My Turn
iPod

The iPod

The advertisement reads “1,000 songs in your pocket”. How can they make that claim? Maybe I listen to really long songs. Or really, really short ones. Either way, I would either get more than 1,000 songs on it, or less.

Sorry, but that was just bugging me. Time to get into the nitty gritty of the new product from Apple Computer, the lame named iPod. (Enough with the “i” names already! Time for Apple to think different, or at least pick another letter for a change.)

Priced at $399, the iPod will sell a hundred thousand units in the first six months. Come Macworld Expo in January, I expect to hear Steve Jobs brag about the early success of the iPod. I envision something along these lines: “Let’s talk about iPod.” (clap-clap-clap) “When we created the iPod, we really thought we had a winner on our hands. Since its release last October, Apple has sold over 100,000 units!” (Louder “clap-clap-clap” from the sheep in the audience. Including me.)

So the iPod will be an early success. No doubt about it. But after the initial wow factor of the Mac faithful wears off, sales will plummet, the price will be cut in half, different color choices will be made available, and it will become compatible with PC’s. And it still won’t sell as many units as Apple had hoped it would. The reason is simple, and can be summed up in one word. Sony.

Sony will soon jump in with both feet with a unit that is small, plays MP3s, will work with a PC and a Mac, and will cost a third less than the Apple unit. You will be able to buy it everywhere from WalMart to CompUSA. There will be ads for it all over the place. It will support RCA audio in to rip CD’s right from your home CD player to its built-in hard drive. (Which will be twice the size of the current iPod.) There will be an adapter for cars, which will broadcast the audio from the Sony model over an car audio system via FM. The adapter will boast the signal, and clean up the music some, giving you CD quality sound.

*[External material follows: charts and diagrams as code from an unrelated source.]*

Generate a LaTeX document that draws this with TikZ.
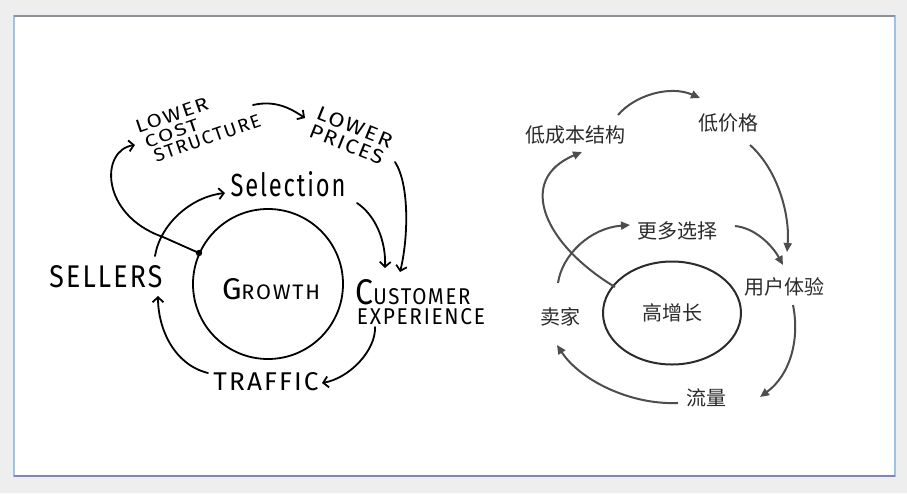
\documentclass[tikz,border=0pt]{standalone}
\usepackage{fontspec}
\usepackage{graphicx}
\usetikzlibrary{arrows.meta,shapes.geometric}
\newfontfamily\hand[LetterSpace=8]{Fira Sans}
\newfontfamily\cjk{Noto Sans CJK SC}
\newcommand\hw[3]{\resizebox{#1pt}{#2pt}{\hand #3}}
\definecolor{arrgray}{HTML}{4D4D4D}
\definecolor{txtgray}{HTML}{2B2B2B}
\definecolor{outerbg}{HTML}{EEEEEE}
\definecolor{edgeblue}{HTML}{9CC2E6}
\definecolor{edgetop}{HTML}{8C9299}
\definecolor{edgebot}{HTML}{7D84C9}
\tikzset{
  lbl/.style={inner sep=0pt, outer sep=0pt},
  harrow/.style={line width=1.8pt, black, line cap=round, -{Straight Barb[length=5pt,width=11pt]}},
  carrow/.style={line width=2pt, draw=arrgray, -{Triangle[length=9pt,width=8pt]}},
  cjklbl/.style={font=\cjk\fontsize{20}{20}\selectfont, text=txtgray, inner sep=0pt}
}
\begin{document}
\begin{tikzpicture}[x=1pt,y=-1pt]
\useasboundingbox (0,0) rectangle (907,493);
\fill[outerbg] (0,0) rectangle (907,493);
\fill[white] (14,16) rectangle (895,476);
\draw[edgeblue, line width=1.5pt] (14,16) rectangle (895,476);
\draw[edgetop, line width=2pt] (14,16) -- (895,16);
\draw[edgebot, line width=2pt] (14,476) -- (895,476);

% ---------------- left: hand-drawn flywheel ----------------
\node[draw=black, line width=1.8pt, circle, minimum size=150pt, inner sep=0pt] (grow) at (268,284) {};
\node[lbl] (growt) at (271,289) {\hw{98}{21}{\fontsize{20}{20}\selectfont G\fontsize{14}{14}\selectfont ROWTH}};
\node[lbl] (sel) at (288,184) {\hw{115}{25}{Selection}};
\node[lbl] (sellers) at (106,277) {\hw{113}{22}{SELLERS}};
\node[lbl] (traffic) at (266,382) {\hw{105}{18}{TRAFFIC}};
\node[lbl] (cust) at (413,292) {\hw{115}{25}{\fontsize{25}{25}\selectfont C\fontsize{16}{16}\selectfont USTOMER}};
\node[lbl] (exper) at (421,317) {\hw{128}{16}{EXPERIENCE}};
\node[lbl, anchor=north west, rotate=19, align=left, font=\fontsize{10}{16.5}\selectfont] (lcost) at (133.8,121.5)
  {\hw{76}{13}{LOWER}\\\hspace*{4pt}\hw{56}{12}{COST}\\\hspace*{8pt}\hw{112}{13}{STRUCTURE}};
\node[lbl, anchor=north west, rotate=-22, align=left, font=\fontsize{10}{19}\selectfont] (lprice) at (320.3,105.5)
  {\hw{80}{14}{LOWER}\\\hw{78}{14}{PRICES}};

\fill (199,253) circle (3.2pt) coordinate (gdot);
\coordinate (s1) at (155,256); \coordinate (e1) at (225,193);
\draw[harrow] (s1) .. controls (160,225) and (190,197) .. (e1);
\coordinate (s2) at (357,203); \coordinate (e2) at (385,268);
\draw[harrow] (s2) .. controls (375,215) and (386,240) .. (e2);
\coordinate (s3) at (395,162); \coordinate (e3) at (400,272);
\draw[harrow] (s3) .. controls (410,185) and (408,240) .. (e3);
\coordinate (s4) at (253,105); \coordinate (e4) at (305,118);
\draw[harrow] (s4) .. controls (275,100) and (290,108) .. (e4);
\coordinate (k5) at (163,237); \coordinate (e5) at (135,145);
\draw[harrow] (gdot) -- (k5) .. controls (100,215) and (100,150) .. (e5);
\coordinate (s6) at (375,327); \coordinate (e6) at (322,383);
\draw[harrow] (s6) .. controls (376,350) and (350,378) .. (e6);
\coordinate (s7) at (208,373); \coordinate (e7) at (158,296);
\draw[harrow] (s7) .. controls (175,365) and (158,330) .. (e7);

% ---------------- right: Chinese version ----------------
\node[draw=txtgray, line width=2pt, ellipse, minimum width=138pt, minimum height=103pt, inner sep=0pt] (gao) at (672,313) {};
\node[cjklbl] (gaot) at (672,313) {高增长};
\node[cjklbl] (cb) at (575,135) {低成本结构};
\node[cjklbl] (dj) at (728,123) {低价格};
\node[cjklbl] (gd) at (677,231) {更多选择};
\node[cjklbl] (yh) at (784,287) {用户体验};
\node[cjklbl] (mj) at (560,317) {卖家};
\node[cjklbl] (ll) at (706,398) {流量};

\coordinate (a1) at (618,115); \coordinate (b1) at (700,98);
\draw[carrow] (a1) .. controls (635,95) and (670,85) .. (b1);
\coordinate (a2) at (750,145); \coordinate (b2) at (787,252);
\draw[carrow] (a2) .. controls (778,170) and (790,215) .. (b2);
\coordinate (a3) at (735,226); \coordinate (b3) at (783,265);
\draw[carrow] (a3) .. controls (755,228) and (772,245) .. (b3);
\coordinate (a4) at (558,283); \coordinate (b4) at (630,225);
\draw[carrow] (a4) .. controls (562,255) and (590,228) .. (b4);
\coordinate (a5) at (615,287); \coordinate (b5) at (582,152);
\draw[carrow] (a5) .. controls (545,245) and (515,180) .. (b5);
\coordinate (a6) at (793,305); \coordinate (b6) at (760,397);
\draw[carrow] (a6) .. controls (800,340) and (790,375) .. (b6);
\coordinate (a7) at (678,403); \coordinate (b7) at (557,345);
\draw[carrow] (a7) .. controls (630,405) and (580,380) .. (b7);
\end{tikzpicture}
\end{document}
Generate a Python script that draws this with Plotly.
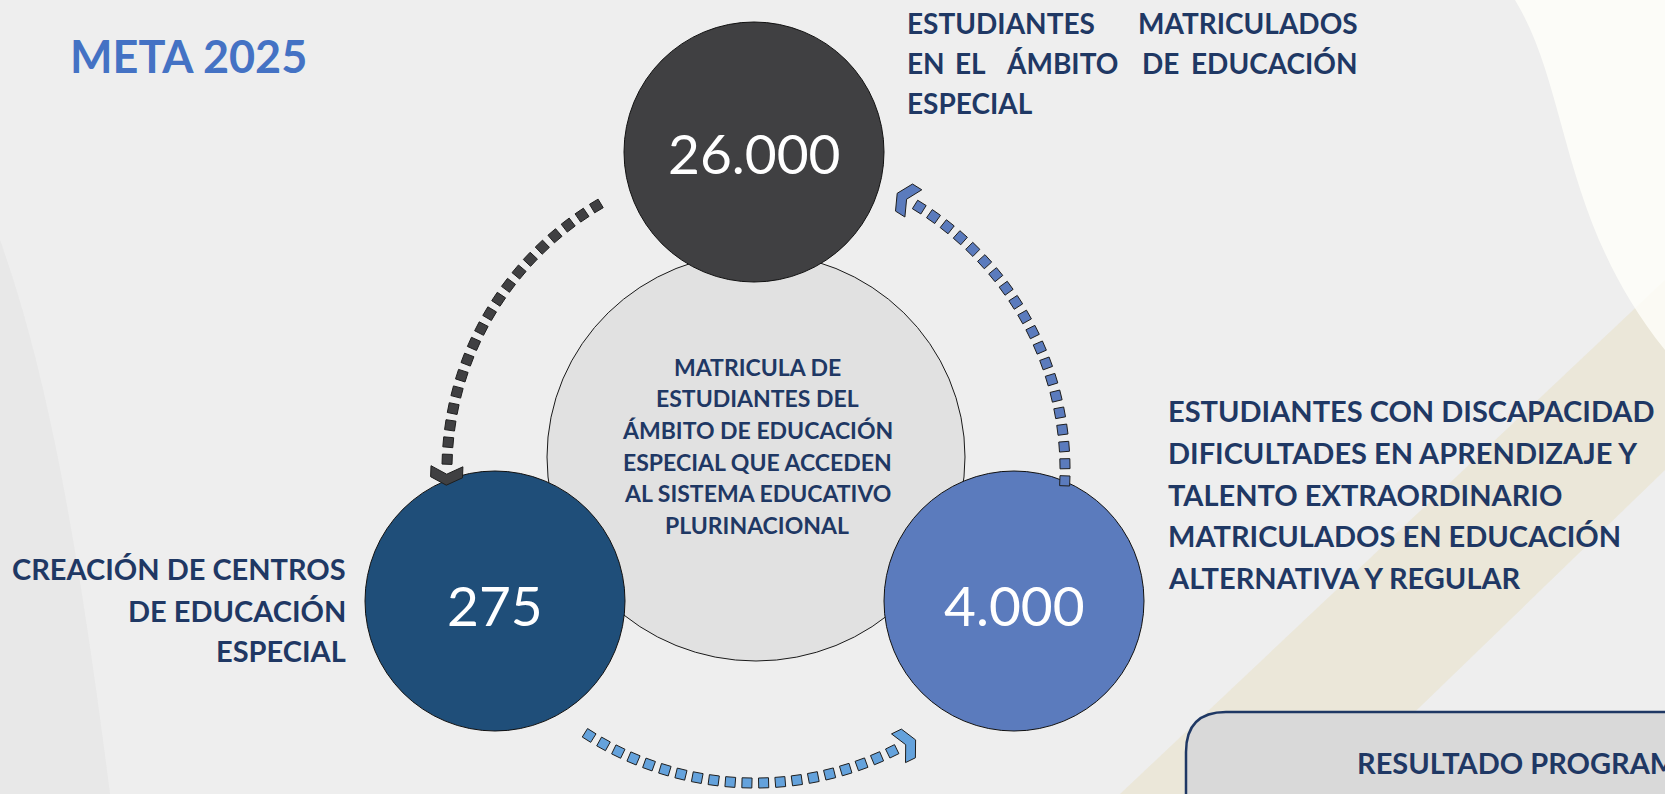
import numpy as np
import plotly.graph_objects as go

W, H = 1665, 794

# ---------------- data ----------------
title_text = "META 2025"
values = ["26.000", "275", "4.000"]
center_lines = ["MATRICULA DE", "ESTUDIANTES DEL", "ÁMBITO DE EDUCACIÓN",
                "ESPECIAL QUE ACCEDEN", "AL SISTEMA EDUCATIVO", "PLURINACIONAL"]
top_label_l1 = ["ESTUDIANTES", "MATRICULADOS"]
top_label_l2 = ["EN", "EL", "ÁMBITO", "DE", "EDUCACIÓN"]
top_label_l3 = "ESPECIAL"
left_label = ["CREACIÓN DE CENTROS", "DE EDUCACIÓN", "ESPECIAL"]
right_label = ["ESTUDIANTES CON DISCAPACIDAD", "DIFICULTADES EN APRENDIZAJE Y",
               "TALENTO EXTRAORDINARIO", "MATRICULADOS EN EDUCACIÓN",
               "ALTERNATIVA Y REGULAR"]
result_title = "RESULTADO PROGRAMADO"

# ---------------- style ----------------
NAVY = "#1f3864"
FONT = "Lato"
circle_specs = [  # cx, cy, r, fill
    (754, 152, 130, "#404042"),
    (495, 601, 130, "#1f4e79"),
    (1014, 601, 130, "#5b7bbd"),
]
big_circle = (756, 457, 209, 204)
arc_center = (755, 470)

fig = go.Figure()
shapes = []
ann = []

# background decorations
shapes.append(dict(type="path", layer="below",
                   path="M 0 240 C 50 380 80 560 110 794 L 0 794 Z",
                   fillcolor="rgba(205,205,205,0.18)", line=dict(width=0)))
shapes.append(dict(type="path", layer="below",
                   path="M 1120 794 L 1665 280 L 1665 470 L 1330 794 Z",
                   fillcolor="rgba(228,214,168,0.30)", line=dict(width=0)))
shapes.append(dict(type="path", layer="below",
                   path="M 1515 0 C 1570 90 1560 220 1665 350 L 1665 0 Z",
                   fillcolor="rgba(255,255,250,0.8)", line=dict(width=0)))

# central circle
bx, by, brx, bry = big_circle
shapes.append(dict(type="circle", layer="below", xref="x", yref="y",
                   x0=bx - brx, x1=bx + brx, y0=by - bry, y1=by + bry,
                   fillcolor="#e1e1e1", line=dict(color="#1a1a1a", width=1)))
# value circles
for cx, cy, r, col in circle_specs:
    shapes.append(dict(type="circle", layer="below", xref="x", yref="y",
                       x0=cx - r, x1=cx + r, y0=cy - r, y1=cy + r,
                       fillcolor=col, line=dict(color="#111111", width=1)))

# result box
shapes.append(dict(type="path", layer="below",
                   path="M 1186 840 L 1186 752 Q 1186 712 1226 712 L 1720 712 L 1720 840 Z",
                   fillcolor="#d9d9d9", line=dict(color=NAVY, width=2.5)))


def arc_trace(th0, th1, n, r, color):
    th = np.radians(np.linspace(th0, th1, n))
    x = arc_center[0] + r * np.cos(th)
    y = arc_center[1] + r * np.sin(th)
    ang = np.degrees(th)
    fig.add_trace(go.Scatter(x=x, y=y, mode="markers", hoverinfo="skip",
                             marker=dict(symbol="square", size=10, color=color,
                                         angle=ang, line=dict(color="#1e1e1e", width=1))))
    # chevron at the end
    te = th[-1]
    ex, ey = x[-1], y[-1]
    fx, fy = np.sin(te), -np.cos(te)  # direction of decreasing angle
    nx, ny = -fy, fx
    bx0, by0 = ex + fx * 7, ey + fy * 7
    w, notch, thick = 32, 8, 11
    pts = [(-w / 2, 0), (0, notch), (w / 2, 0), (w / 2, thick), (0, notch + thick), (-w / 2, thick)]
    P = [(bx0 + u * nx + v * fx, by0 + u * ny + v * fy) for u, v in pts]
    path = "M " + " L ".join(f"{px:.1f} {py:.1f}" for px, py in P) + " Z"
    shapes.append(dict(type="path", layer="above", path=path, fillcolor=color,
                       line=dict(color="#1e1e1e", width=1)))


arc_trace(239, 182, 19, 308, "#404042")
arc_trace(2, -58, 20, 310, "#5b7bbd")
arc_trace(122, 64, 20, 313, "#64a2dc")


def text(x, y, s, size, color=NAVY, bold=True, anchor="left", family=FONT):
    ann.append(dict(x=x, y=y, xref="x", yref="y", text=f"<b>{s}</b>" if bold else s,
                    showarrow=False, xanchor=anchor, yanchor="middle",
                    font=dict(family=family, size=size, color=color)))


LBL = 29

# title
text(68, 56, title_text, 45, color="#4472c4")

# values
for (cx, cy, r, col), v, dy in zip(circle_specs, values, [1, 4, 4]):
    text(cx, cy + dy, v, 55, color="white", bold=False, anchor="center")

# center text
for s, y in zip(center_lines, [367, 398, 430, 462, 493, 525]):
    text(757, y, s, 23, anchor="center")

# top label (justified)
text(905, 23, top_label_l1[0], 28)
text(1360, 23, top_label_l1[1], 28, anchor="right")
text(905, 63, top_label_l2[0], 28)
for s, x in zip(top_label_l2[1:-1], [970, 1062, 1160]):
    text(x, 63, s, 28, anchor="center")
text(1360, 63, top_label_l2[-1], 28, anchor="right")
text(905, 103, top_label_l3, 28)

# left label
for s, y in zip(left_label, [568, 610, 650]):
    text(348, y, s, LBL, anchor="right")

# right label
for s, y in zip(right_label, [410, 452, 494, 535, 577]):
    text(1166, y, s, LBL)

# result box title
text(1355, 762, result_title, LBL)

fig.update_layout(
    width=W, height=H, margin=dict(l=0, r=0, t=0, b=0),
    paper_bgcolor="#eeeeee", plot_bgcolor="rgba(0,0,0,0)",
    showlegend=False, shapes=shapes, annotations=ann,
    xaxis=dict(range=[0, W], visible=False, fixedrange=True),
    yaxis=dict(range=[H, 0], visible=False, fixedrange=True),
)
fig.write_html("out.html", config={"displayModeBar": False},
               post_script="document.body.style.margin='0px';document.body.style.overflow='hidden';")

This is, of course, just my guess. But I think it is an educated one based on current technologies and needs. People simply don’t carry music around with them like they did in the 80’s, via a walkman. Sure, some people do, mostly teenagers, but how many of those teens can buy a MP3 player for $399, providing they are a Mac user to begin with? It is all about Car audio today.

The iPod is a great looking product. It looks like an Apple product inline with their new Titanium theme products, which is a good thing. I actually like the Mac OS system 7.1 style interface to it. I think it is probably the easiest to use MP3 player out there. Unfortunately, Apple is marketing this thing to a VERY small market. (Got an iMac with no FireWire port? Sorry, sucks to be you.) Very few of the installed user base of Mac user can actually use the damn thing, let alone the rest of the computing world.

And again, at $399, this thing is WAY overpriced.

Don’t get me wrong. I want one. I would have already ordered it had the price been reasonable, which to me would be under $150. At the current price-point, however, the only people who will buy it is diehards, those who HAVE to have the latest and greatest from Apple. (Which is usually me.) But even those people will think twice at this price.

All in all, the iPod, as currently priced and marketed, will be a failure. But gosh, I hope I am wrong.